Le Gri-Gri International – N°36 du jeudi 2 juin 2005

Walid a les yeux exorbités, de violents tics, une sévère toxicomanie et multiplie les cauchemars. C’est l’armée algérienne qui lui a transmis le goût du paradis artificiel.
À peine arrivé à la caserne, en 1997, le jeune Walid, 21 ans, est embarqué pour une opération commando. Les heures passent à travers le Djebel. Le jeune appelé ignore sa destination. Des sous-officiers font circuler une gourde et des comprimés. Chacun se sert et passe au voisin. Walid fait comme tout le monde et découvre l’ivresse de celle que les soldats surnomment « Madame Courage ».
Walid n’apprendra que plus tard le véritable nom de cette pilule-miracle : l’Artane, un psychotrope destiné à soigner la maladie de Parkinson. Ainsi drogués, les soldats se sentent invulnérables, surpuissants. Pris d’hallucinations, ils débarquent euphoriques dans les villages où les cris des victimes des massacres résonnent encore. Le lendemain, ils ne gardent aucun souvenir, aucune image des atrocités qu’ils ont vécues, aucun flash des barbaries qu’ils ont commises.
Cette douce inconscience a un prix : une forte dépendance. Très vite, comme nombre de ses compagnons. Walid avale de l’Artane tous les jours. Jusqu’à ne plus pouvoir s’en passer.
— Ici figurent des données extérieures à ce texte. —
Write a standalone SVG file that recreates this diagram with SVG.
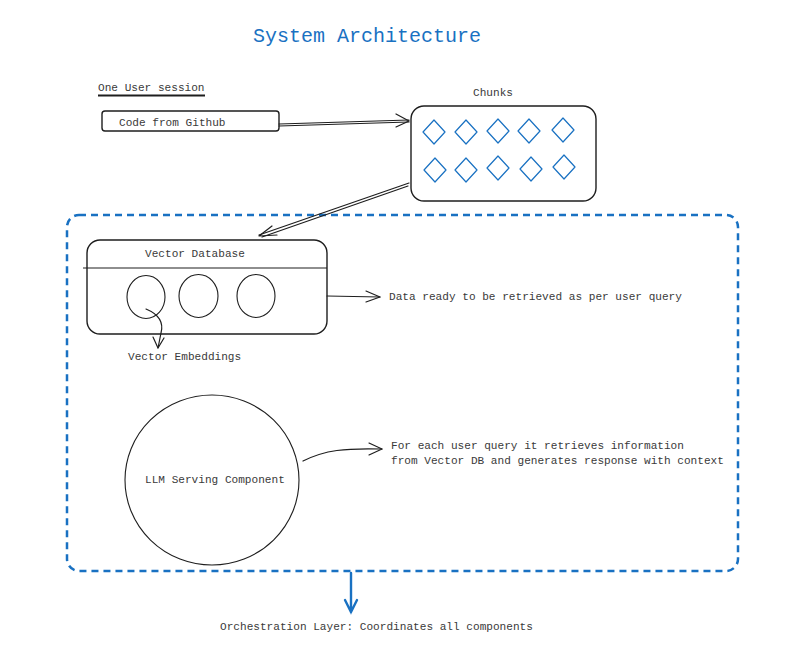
<svg xmlns="http://www.w3.org/2000/svg" width="794" height="657" viewBox="0 0 794 657">
<style>
  .t { font-family: "Liberation Mono", "DejaVu Sans Mono", monospace; font-size: 11.1px; fill: #3a3a3a; }
  .title { font-family: "Liberation Mono", "DejaVu Sans Mono", monospace; font-size: 20px; fill: #1971c2; }
  .box { fill: none; stroke: #1e1e1e; stroke-width: 1.4; }
  .thin { fill: none; stroke: #1e1e1e; stroke-width: 1.1; }
  .dia { fill: none; stroke: #1971c2; stroke-width: 1.2; stroke-linejoin: round; }
  .ln { fill: none; stroke: #1e1e1e; stroke-width: 1.2; stroke-linecap: round; stroke-linejoin: round; }
  .blue { fill: none; stroke: #1971c2; stroke-width: 2.4; stroke-linecap: round; }
</style>
<rect width="794" height="657" fill="#ffffff"/>

<g id="title"><text class="title" x="253" y="42">System Architecture</text></g>

<g id="session-label">
  <text class="t" x="98" y="91">One User session</text>
  <line x1="98" y1="95.5" x2="205" y2="95.5" stroke="#1e1e1e" stroke-width="2"/>
</g>

<g id="code-github">
  <rect class="box" x="102" y="111" width="177" height="20" rx="3"/>
  <text class="t" x="119" y="126">Code from Github</text>
</g>

<g id="chunks">
  <text class="t" x="473" y="96">Chunks</text>
  <rect class="box" x="411" y="106" width="185" height="95" rx="13"/>
  <path class="dia" d="M434 120 L445 132 L434 144 L423 132 Z"/>
  <path class="dia" d="M466 120 L477 132 L466 144 L455 132 Z"/>
  <path class="dia" d="M498 119 L509 131 L498 143 L487 131 Z"/>
  <path class="dia" d="M529 119 L540 131 L529 143 L518 131 Z"/>
  <path class="dia" d="M563 118 L574 130 L563 142 L552 130 Z"/>
  <path class="dia" d="M435 158 L446 170 L435 182 L424 170 Z"/>
  <path class="dia" d="M466 158 L477 170 L466 182 L455 170 Z"/>
  <path class="dia" d="M498 156 L509 168 L498 180 L487 168 Z"/>
  <path class="dia" d="M531 157 L542 169 L531 181 L520 169 Z"/>
  <path class="dia" d="M564 155 L575 167 L564 179 L553 167 Z"/>
</g>

<g id="orchestration">
  <rect x="67" y="215" width="671" height="356" rx="12" fill="none" stroke="#1971c2" stroke-width="2.5" stroke-dasharray="7 5"/>
  <text class="t" x="220" y="630">Orchestration Layer: Coordinates all components</text>
</g>

<g id="vector-db">
  <rect class="box" x="87" y="240" width="240" height="94" rx="13"/>
  <line class="thin" x1="83" y1="268" x2="327" y2="268"/>
  <text class="t" x="145" y="257">Vector Database</text>
  <ellipse class="thin" cx="146" cy="297" rx="19" ry="21.5"/>
  <ellipse class="thin" cx="198.5" cy="296" rx="19.5" ry="21.5"/>
  <ellipse class="thin" cx="256" cy="296" rx="19" ry="21.5"/>
  <text class="t" x="128" y="360">Vector Embeddings</text>
</g>

<g id="vdb-note"><text class="t" x="389" y="300">Data ready to be retrieved as per user query</text></g>

<g id="llm">
  <ellipse class="thin" cx="212" cy="480" rx="87" ry="85"/>
  <text class="t" x="145" y="483">LLM Serving Component</text>
</g>

<g id="llm-note">
  <text class="t" x="391" y="449">For each user query it retrieves information</text>
  <text class="t" x="391" y="464">from Vector DB and generates response with context</text>
</g>

<g id="connectors">
  <path class="ln" d="M279 124 L409 120 M279 126 L409 122"/>
  <path class="ln" d="M396 114 L409 121 L396 127"/>
  <path class="ln" d="M409 183 L259 235 M408 186 L262 237"/>
  <path class="ln" d="M272 226 L259 236 L277 235"/>
  <path class="ln" d="M146 309 C158 314 164 322 161 333 C160 338 159 343 158 348"/>
  <path class="ln" d="M153 337 L158 348 L164 338"/>
  <path class="ln" d="M327 296 L380 297"/>
  <path class="ln" d="M366 291 L380 297 L366 302"/>
  <path class="ln" d="M303 461 C325 450 345 448 382 449"/>
  <path class="ln" d="M369 443 L382 449 L369 455"/>
  <path class="blue" d="M351 573 L351 612 M345 600 L351 612 L357 600"/>
</g>
</svg>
Arrivé en France il y a quatre ans, aujourd’hui SDF, il n’a pas réussi à échapper à ses démons, ni à son enfer médicamenteux.
Dans son dossier médical, un psychiatre français conclut : « La drogue permet à Walid d’effacer provisoirement la peur de la mort et tous les événements traumatisants qu’il a subis. » « Il est très difficile de sortir de l’Artane, explique Aline Lupuyau, médecin et directrice d’un centre d’accueil pour toxicomanes à Paris. Tout simplement parce qu’il n’existe aucun produit de substitution. La seule solution : une prise en charge psychiatrique lourde. »
Combien sont-ils, à l’instar de Walid, ces anciens militaires algériens tombés dans la drogue pour survivre aux meurtrissures de la guerre ? Ex-officier des troupes spéciales et auteur de La sale guerre, Habib Souaïdia affirme avoir rencontré plusieurs ex-soldats toxicomanes depuis cinq ans qu’il est réfugié en France. Et garde le souvenir de garnisons entières « sous l’emprise de produits ». « Les trois quarts se droguaient quotidiennement », affirme-t-il.
Les responsables : « Des sous-officiers qui, pour se faire de l’argent, organisaient le trafic au sein même des casernes et sous l’œil de certains hauts gradés. » Rohypnol, Lexomil, Valium, cannabis, opiacés et surtout l’Artane, à l’en croire on trouvait de tout au sein des régiments. À l’époque. Souaïdia a alerté ses supérieurs. Lesquels lui rétorquaient de « laisser faire ». Avant d’ajouter : « Tant qu’ils ne deviennent pas islamistes, ils nous fichent la paix. »
Habib Souaïdia a refusé de flirter avec Madame Courage. Il lui a préféré le pastis et le whisky. Jusqu’à devenir lui aussi dépendant.
Interrogé par Le Gri-Gri, le Dr Semaoun, responsable du service de psychiatrie de l’Hôpital central de l’Armée d’Alger, affirme tomber des nues à l’évocation du sort de ces militaires intoxiqués. « Il n’y a jamais eu ni de drogue, ni d’alcool dans l’Armée », prétend-t-il, en toute sérénité.